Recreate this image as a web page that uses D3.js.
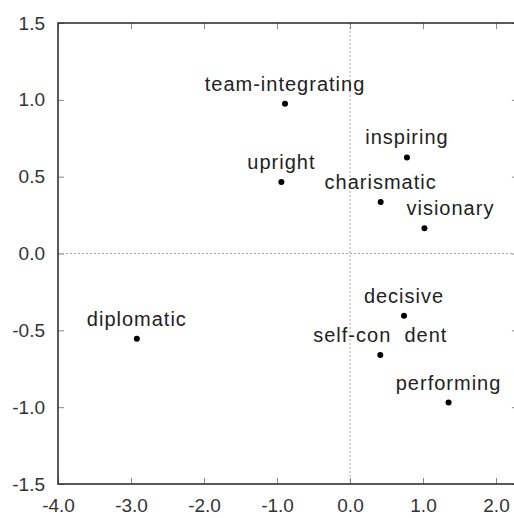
<!DOCTYPE html>
<html>
<head>
<meta charset="utf-8">
<script src="https://cdn.jsdelivr.net/npm/d3@7"></script>
<style>
body { margin: 0; overflow: hidden; background: #fff; }
text { font-family: Arial, "Liberation Sans", sans-serif; }
</style>
</head>
<body>
<svg id="chart" width="514" height="518"></svg>
<script>
// values
var traits = ["team-integrating", "upright", "inspiring", "charismatic", "visionary", "decisive", "self-con  dent", "performing", "diplomatic"];
var dim1 = [-0.89, -0.94, 0.78, 0.42, 1.02, 0.74, 0.415, 1.35, -2.92];
var dim2 = [0.975, 0.465, 0.625, 0.335, 0.165, -0.405, -0.66, -0.97, -0.555];
var xTicks = [-4, -3, -2, -1, 0, 1, 2];
var xTickLabels = ["-4.0", "-3.0", "-2.0", "-1.0", "0.0", "1.0", "2.0"];
var yTicks = [-1.5, -1, -0.5, 0, 0.5, 1, 1.5];
var yTickLabels = ["-1.5", "-1.0", "-0.5", "0.0", "0.5", "1.0", "1.5"];

var svg = d3.select("#chart");
var x = d3.scaleLinear().domain([-4, 2.3]).range([58, 517.9]);
var y = d3.scaleLinear().domain([-1.5, 1.5]).range([484, 23]);

// dotted zero lines
svg.append("line")
	.attr("x1", x(0)).attr("x2", x(0))
	.attr("y1", y(1.5)).attr("y2", y(-1.5))
	.attr("stroke", "#aaa").attr("stroke-dasharray", "2,2");
svg.append("line")
	.attr("x1", x(-4)).attr("x2", x(2.3))
	.attr("y1", y(0)).attr("y2", y(0))
	.attr("stroke", "#aaa").attr("stroke-dasharray", "2,2");

// inward ticks on all four sides
function styleAxis(g) {
	g.select(".domain").remove();
	g.selectAll(".tick line").attr("stroke", "#888");
	g.selectAll(".tick text").attr("fill", "#333").style("font-size", "19px").style("font-family", "Arial, 'Liberation Sans', sans-serif");
}
svg.append("g")
	.attr("transform", "translate(0," + y(-1.5) + ")")
	.call(d3.axisBottom(x).tickValues(xTicks).tickSize(-6).tickPadding(15)
		.tickFormat(function (d, i) { return xTickLabels[i]; }))
	.call(styleAxis);
svg.append("g")
	.attr("transform", "translate(0," + y(1.5) + ")")
	.call(d3.axisTop(x).tickValues(xTicks).tickSize(-6).tickFormat(""))
	.call(styleAxis);
svg.append("g")
	.attr("transform", "translate(" + x(-4) + ",0)")
	.call(d3.axisLeft(y).tickValues(yTicks).tickSize(-6).tickPadding(13)
		.tickFormat(function (d, i) { return yTickLabels[i]; }))
	.call(styleAxis);
svg.append("g")
	.attr("transform", "translate(" + x(2.3) + ",0)")
	.call(d3.axisRight(y).tickValues(yTicks).tickSize(-6).tickFormat(""))
	.call(styleAxis);

// frame
svg.append("rect")
	.attr("x", x(-4)).attr("y", y(1.5))
	.attr("width", x(2.3) - x(-4)).attr("height", y(-1.5) - y(1.5))
	.attr("fill", "none").attr("stroke", "#333").attr("stroke-width", 1.6);

// points and labels
var pts = traits.map(function (t, i) { return {name: t, a: dim1[i], b: dim2[i]}; });
var shift = {"visionary": 26};
svg.selectAll("circle.pt").data(pts).enter().append("circle")
	.attr("class", "pt")
	.attr("cx", function (d) { return x(d.a); })
	.attr("cy", function (d) { return y(d.b); })
	.attr("r", 3)
	.attr("fill", "#000");
svg.selectAll("text.lbl").data(pts).enter().append("text")
	.attr("class", "lbl")
	.attr("x", function (d) { return x(d.a) + (shift[d.name] || 0); })
	.attr("y", function (d) { return y(d.b) - 13; })
	.attr("text-anchor", "middle")
	.attr("fill", "#222")
	.style("font-size", "20px")
	.style("letter-spacing", "1px")
	.style("white-space", "pre")
	.text(function (d) { return d.name; });
</script>
</body>
</html>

◆ EXERCISE AIM
Using the material above, set down every line exactly, but skip the pictures.

◆ CORRECT OUTPUT
Recreate this image as a web page that uses D3.js.
<!DOCTYPE html>
<html>
<head>
<meta charset="utf-8">
<script src="https://cdn.jsdelivr.net/npm/d3@7"></script>
<style>
body { margin: 0; overflow: hidden; background: #fff; }
text { font-family: Arial, "Liberation Sans", sans-serif; }
</style>
</head>
<body>
<svg id="chart" width="514" height="518"></svg>
<script>
// values
var traits = ["team-integrating", "upright", "inspiring", "charismatic", "visionary", "decisive", "self-con  dent", "performing", "diplomatic"];
var dim1 = [-0.89, -0.94, 0.78, 0.42, 1.02, 0.74, 0.415, 1.35, -2.92];
var dim2 = [0.975, 0.465, 0.625, 0.335, 0.165, -0.405, -0.66, -0.97, -0.555];
var xTicks = [-4, -3, -2, -1, 0, 1, 2];
var xTickLabels = ["-4.0", "-3.0", "-2.0", "-1.0", "0.0", "1.0", "2.0"];
var yTicks = [-1.5, -1, -0.5, 0, 0.5, 1, 1.5];
var yTickLabels = ["-1.5", "-1.0", "-0.5", "0.0", "0.5", "1.0", "1.5"];

var svg = d3.select("#chart");
var x = d3.scaleLinear().domain([-4, 2.3]).range([58, 517.9]);
var y = d3.scaleLinear().domain([-1.5, 1.5]).range([484, 23]);

// dotted zero lines
svg.append("line")
	.attr("x1", x(0)).attr("x2", x(0))
	.attr("y1", y(1.5)).attr("y2", y(-1.5))
	.attr("stroke", "#aaa").attr("stroke-dasharray", "2,2");
svg.append("line")
	.attr("x1", x(-4)).attr("x2", x(2.3))
	.attr("y1", y(0)).attr("y2", y(0))
	.attr("stroke", "#aaa").attr("stroke-dasharray", "2,2");

// inward ticks on all four sides
function styleAxis(g) {
	g.select(".domain").remove();
	g.selectAll(".tick line").attr("stroke", "#888");
	g.selectAll(".tick text").attr("fill", "#333").style("font-size", "19px").style("font-family", "Arial, 'Liberation Sans', sans-serif");
}
svg.append("g")
	.attr("transform", "translate(0," + y(-1.5) + ")")
	.call(d3.axisBottom(x).tickValues(xTicks).tickSize(-6).tickPadding(15)
		.tickFormat(function (d, i) { return xTickLabels[i]; }))
	.call(styleAxis);
svg.append("g")
	.attr("transform", "translate(0," + y(1.5) + ")")
	.call(d3.axisTop(x).tickValues(xTicks).tickSize(-6).tickFormat(""))
	.call(styleAxis);
svg.append("g")
	.attr("transform", "translate(" + x(-4) + ",0)")
	.call(d3.axisLeft(y).tickValues(yTicks).tickSize(-6).tickPadding(13)
		.tickFormat(function (d, i) { return yTickLabels[i]; }))
	.call(styleAxis);
svg.append("g")
	.attr("transform", "translate(" + x(2.3) + ",0)")
	.call(d3.axisRight(y).tickValues(yTicks).tickSize(-6).tickFormat(""))
	.call(styleAxis);

// frame
svg.append("rect")
	.attr("x", x(-4)).attr("y", y(1.5))
	.attr("width", x(2.3) - x(-4)).attr("height", y(-1.5) - y(1.5))
	.attr("fill", "none").attr("stroke", "#333").attr("stroke-width", 1.6);

// points and labels
var pts = traits.map(function (t, i) { return {name: t, a: dim1[i], b: dim2[i]}; });
var shift = {"visionary": 26};
svg.selectAll("circle.pt").data(pts).enter().append("circle")
	.attr("class", "pt")
	.attr("cx", function (d) { return x(d.a); })
	.attr("cy", function (d) { return y(d.b); })
	.attr("r", 3)
	.attr("fill", "#000");
svg.selectAll("text.lbl").data(pts).enter().append("text")
	.attr("class", "lbl")
	.attr("x", function (d) { return x(d.a) + (shift[d.name] || 0); })
	.attr("y", function (d) { return y(d.b) - 13; })
	.attr("text-anchor", "middle")
	.attr("fill", "#222")
	.style("font-size", "20px")
	.style("letter-spacing", "1px")
	.style("white-space", "pre")
	.text(function (d) { return d.name; });
</script>
</body>
</html>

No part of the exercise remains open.